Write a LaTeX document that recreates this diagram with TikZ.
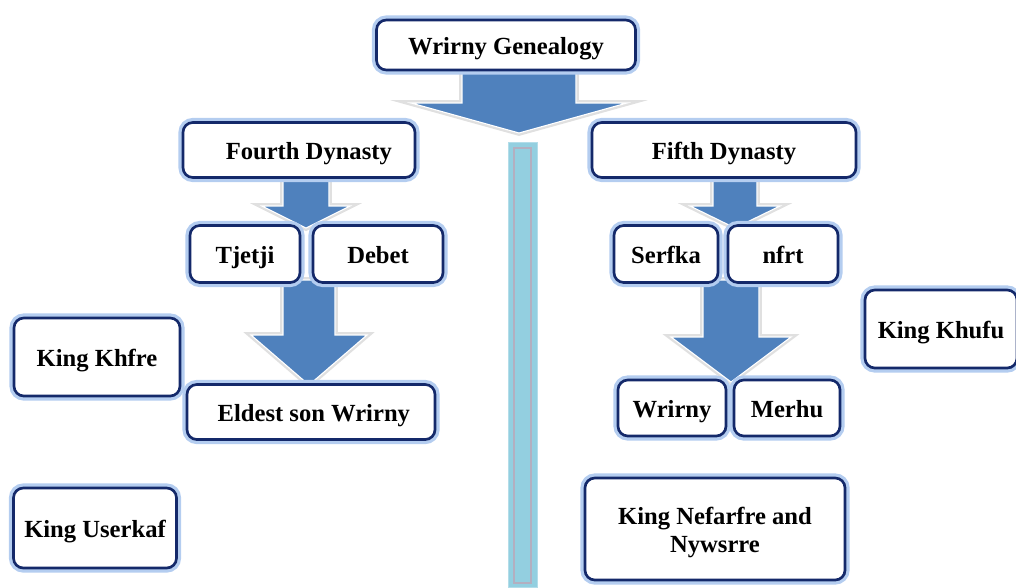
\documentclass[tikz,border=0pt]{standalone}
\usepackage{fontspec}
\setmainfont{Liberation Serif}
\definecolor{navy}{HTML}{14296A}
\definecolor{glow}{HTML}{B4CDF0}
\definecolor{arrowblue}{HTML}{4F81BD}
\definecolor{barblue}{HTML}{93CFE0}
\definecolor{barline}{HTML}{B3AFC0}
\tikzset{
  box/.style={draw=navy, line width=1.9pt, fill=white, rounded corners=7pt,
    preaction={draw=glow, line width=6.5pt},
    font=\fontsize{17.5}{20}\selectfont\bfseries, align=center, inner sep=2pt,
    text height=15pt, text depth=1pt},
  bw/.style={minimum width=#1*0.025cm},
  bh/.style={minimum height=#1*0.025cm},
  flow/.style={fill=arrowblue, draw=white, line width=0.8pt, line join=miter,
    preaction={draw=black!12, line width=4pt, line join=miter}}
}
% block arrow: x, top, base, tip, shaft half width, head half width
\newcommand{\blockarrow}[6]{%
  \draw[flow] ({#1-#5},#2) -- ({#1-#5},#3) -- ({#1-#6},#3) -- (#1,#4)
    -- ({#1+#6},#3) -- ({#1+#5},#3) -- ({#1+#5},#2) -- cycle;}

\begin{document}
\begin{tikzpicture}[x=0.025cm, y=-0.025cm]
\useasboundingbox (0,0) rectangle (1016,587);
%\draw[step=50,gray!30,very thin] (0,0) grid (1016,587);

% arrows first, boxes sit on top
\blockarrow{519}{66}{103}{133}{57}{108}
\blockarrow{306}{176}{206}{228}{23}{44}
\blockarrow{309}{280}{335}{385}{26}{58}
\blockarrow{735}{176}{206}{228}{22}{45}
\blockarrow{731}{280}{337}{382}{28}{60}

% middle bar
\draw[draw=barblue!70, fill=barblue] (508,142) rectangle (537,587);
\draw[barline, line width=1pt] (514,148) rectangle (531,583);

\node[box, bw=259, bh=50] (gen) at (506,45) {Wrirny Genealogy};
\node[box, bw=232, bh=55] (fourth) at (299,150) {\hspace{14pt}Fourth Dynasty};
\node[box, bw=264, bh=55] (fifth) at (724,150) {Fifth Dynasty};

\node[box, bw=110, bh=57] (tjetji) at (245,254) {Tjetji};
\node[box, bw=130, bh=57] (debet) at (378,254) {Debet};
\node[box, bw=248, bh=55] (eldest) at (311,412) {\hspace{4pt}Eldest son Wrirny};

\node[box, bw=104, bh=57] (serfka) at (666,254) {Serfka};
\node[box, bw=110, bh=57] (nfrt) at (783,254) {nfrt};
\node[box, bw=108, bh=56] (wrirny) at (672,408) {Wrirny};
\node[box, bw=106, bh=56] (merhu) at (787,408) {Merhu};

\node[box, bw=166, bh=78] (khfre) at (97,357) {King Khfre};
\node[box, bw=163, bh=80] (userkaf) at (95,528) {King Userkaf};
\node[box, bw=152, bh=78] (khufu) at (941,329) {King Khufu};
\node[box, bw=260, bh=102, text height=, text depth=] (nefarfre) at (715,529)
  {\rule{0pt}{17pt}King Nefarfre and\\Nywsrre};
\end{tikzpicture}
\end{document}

# GOAL OF THE EXERCISE
In this exercise, set down all of the data exactly, without the pictures.

# TASK ANSWER
Write a LaTeX document that recreates this diagram with TikZ.
\documentclass[tikz,border=0pt]{standalone}
\usepackage{fontspec}
\setmainfont{Liberation Serif}
\definecolor{navy}{HTML}{14296A}
\definecolor{glow}{HTML}{B4CDF0}
\definecolor{arrowblue}{HTML}{4F81BD}
\definecolor{barblue}{HTML}{93CFE0}
\definecolor{barline}{HTML}{B3AFC0}
\tikzset{
  box/.style={draw=navy, line width=1.9pt, fill=white, rounded corners=7pt,
    preaction={draw=glow, line width=6.5pt},
    font=\fontsize{17.5}{20}\selectfont\bfseries, align=center, inner sep=2pt,
    text height=15pt, text depth=1pt},
  bw/.style={minimum width=#1*0.025cm},
  bh/.style={minimum height=#1*0.025cm},
  flow/.style={fill=arrowblue, draw=white, line width=0.8pt, line join=miter,
    preaction={draw=black!12, line width=4pt, line join=miter}}
}
% block arrow: x, top, base, tip, shaft half width, head half width
\newcommand{\blockarrow}[6]{%
  \draw[flow] ({#1-#5},#2) -- ({#1-#5},#3) -- ({#1-#6},#3) -- (#1,#4)
    -- ({#1+#6},#3) -- ({#1+#5},#3) -- ({#1+#5},#2) -- cycle;}

\begin{document}
\begin{tikzpicture}[x=0.025cm, y=-0.025cm]
\useasboundingbox (0,0) rectangle (1016,587);
%\draw[step=50,gray!30,very thin] (0,0) grid (1016,587);

% arrows first, boxes sit on top
\blockarrow{519}{66}{103}{133}{57}{108}
\blockarrow{306}{176}{206}{228}{23}{44}
\blockarrow{309}{280}{335}{385}{26}{58}
\blockarrow{735}{176}{206}{228}{22}{45}
\blockarrow{731}{280}{337}{382}{28}{60}

% middle bar
\draw[draw=barblue!70, fill=barblue] (508,142) rectangle (537,587);
\draw[barline, line width=1pt] (514,148) rectangle (531,583);

\node[box, bw=259, bh=50] (gen) at (506,45) {Wrirny Genealogy};
\node[box, bw=232, bh=55] (fourth) at (299,150) {\hspace{14pt}Fourth Dynasty};
\node[box, bw=264, bh=55] (fifth) at (724,150) {Fifth Dynasty};

\node[box, bw=110, bh=57] (tjetji) at (245,254) {Tjetji};
\node[box, bw=130, bh=57] (debet) at (378,254) {Debet};
\node[box, bw=248, bh=55] (eldest) at (311,412) {\hspace{4pt}Eldest son Wrirny};

\node[box, bw=104, bh=57] (serfka) at (666,254) {Serfka};
\node[box, bw=110, bh=57] (nfrt) at (783,254) {nfrt};
\node[box, bw=108, bh=56] (wrirny) at (672,408) {Wrirny};
\node[box, bw=106, bh=56] (merhu) at (787,408) {Merhu};

\node[box, bw=166, bh=78] (khfre) at (97,357) {King Khfre};
\node[box, bw=163, bh=80] (userkaf) at (95,528) {King Userkaf};
\node[box, bw=152, bh=78] (khufu) at (941,329) {King Khufu};
\node[box, bw=260, bh=102, text height=, text depth=] (nefarfre) at (715,529)
  {\rule{0pt}{17pt}King Nefarfre and\\Nywsrre};
\end{tikzpicture}
\end{document}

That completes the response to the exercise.